Review Women on The Verge of a Nervous Breakdown The Playhouse by Hannah Goslin

The critically acclaimed and possibly controversial in the West End sector, Women on the Verge of a Nervous Breakdown was a production I was very excited to see. Announced recently with an early closure, this news worried me in the contrast to the good comments I had heard about the production and so there was a slight anticipation to what I was about to embark on.
Women on the Verge is based on a Spanish film (Spanish: Mujeres al borde de un ataque de nervios)  written and directed by Pedro Almodóvar. The musical is still based in Spain but with a range of English dialects, we see the story of several women and their lives due to the impact of significant men; 3 women sharing a cheating middle-aged man and two younger women over the dream man. While this sounds an extremely feminist and almost man-bashing in its’ narrative, this comical musical professes much for both genders and orientations, hitting on some stereotypes in a funny way.
Returning to my earlier comment of being slightly controversial on the West End, Women on the Verge dared to bring a new and unconventional musical to the difficult and notorious scene where Musicals consist rarely of productions that are not well-known and usually of whose music everyone already knows, ready to sing along to. As someone who is not hugely into musicals, but is finding slight entertainment in them recently due to the West End, this satirical and broad attempt at a West End musical was right up my street – the music catchy, with a Spanish twist which complimented my love of European and Mediterranean culture and dared to bring out a bit of  atmosphere in such a small theatre.
The set itself was something new – minimal in content but very realistic, the scenes were interchangeable and cleverly done so – performers on stage handing each other items during the change, with the main actress (Tamsin Greig) at times looking confused, as if this World was some dream state for her in a split second. This was one of the many comical ‘leitmotifs’ that added substance to the performance. The use of neon and bright colours from the staging to the lights to items of costumes was simple yet very effective, giving a sense of Spain’s change at the time in the 80’s, still with influences of the 70’s and 60’s.

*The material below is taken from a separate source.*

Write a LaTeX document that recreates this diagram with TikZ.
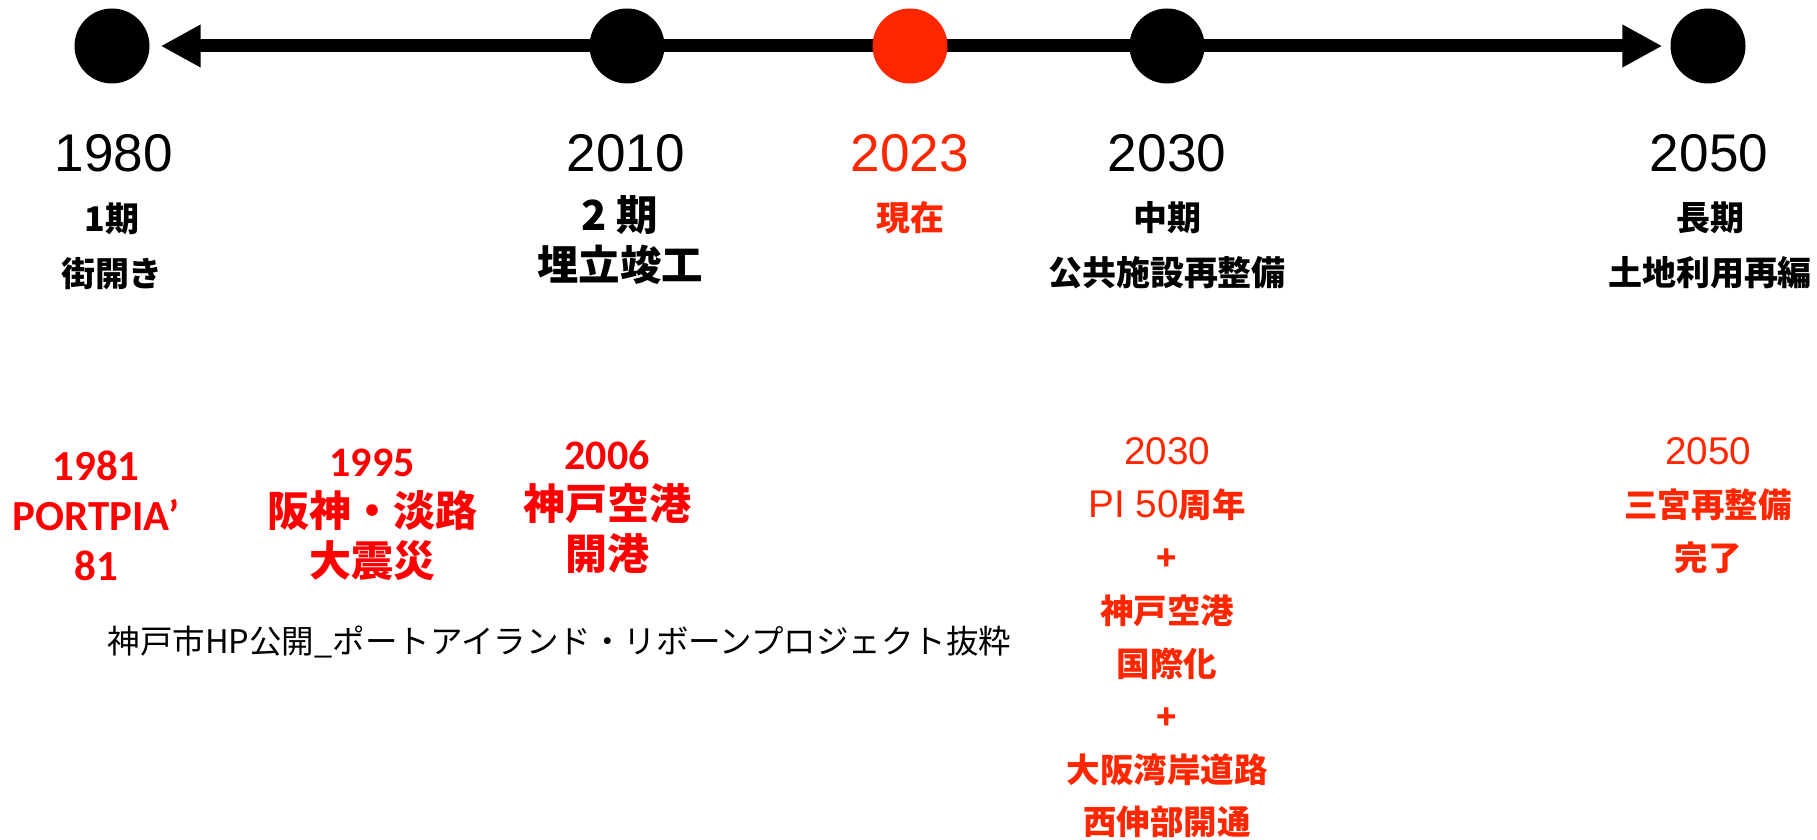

My main excitement was of the main actress, Greig. As a huge fan of this comedy goddess from Black Books, Green Wing and more recently Friday Night Dinner, I was eager to see how she transformed on the stage. And boy, was I not disappointed. Professing a beautiful and strong voice, it was unexpected and awe-inspiring to hear from someone who I have personally put down for just TV scripted humour. Yet she also did not disappoint on the latter. Her comedy aura was huge on stage and her sheer talent to bring the big yet the small little changes in voice, expression or even these in the background gave a sense of naturalism and genuine acting skills.
With such talent, it could be seen as difficult to stand to this on stage, but all the fellow performers managed to do so. Easily, they seemed to have escalated their manic character’s to compete with Greig’s and therefore, there seemed a bond and synchronicity on stage. For such a quick paced and hilarious performance, it is great to see how close and trusting they are as a company to help things run so smoothly.
Ending the show, Greig brought herself out of the character to speak to us, encouraging us to come again and invite others due to the closure. Her humbleness and honesty, as well as some personal humour in congratulating the men of the audience to undertake such a show and to all of us as a collective for embarking on something a little different to the usual West End, was warming and gave us more of a personal feeling to the performance than we already had, after easily relating to the content.
Men or Women, this show caters for all, whether it is the relatable narrative, the comical scenes or the unusual take on a musical, this is a show that would be a shame to miss. So much so, I am considering seeing it just one more time, just as a treat!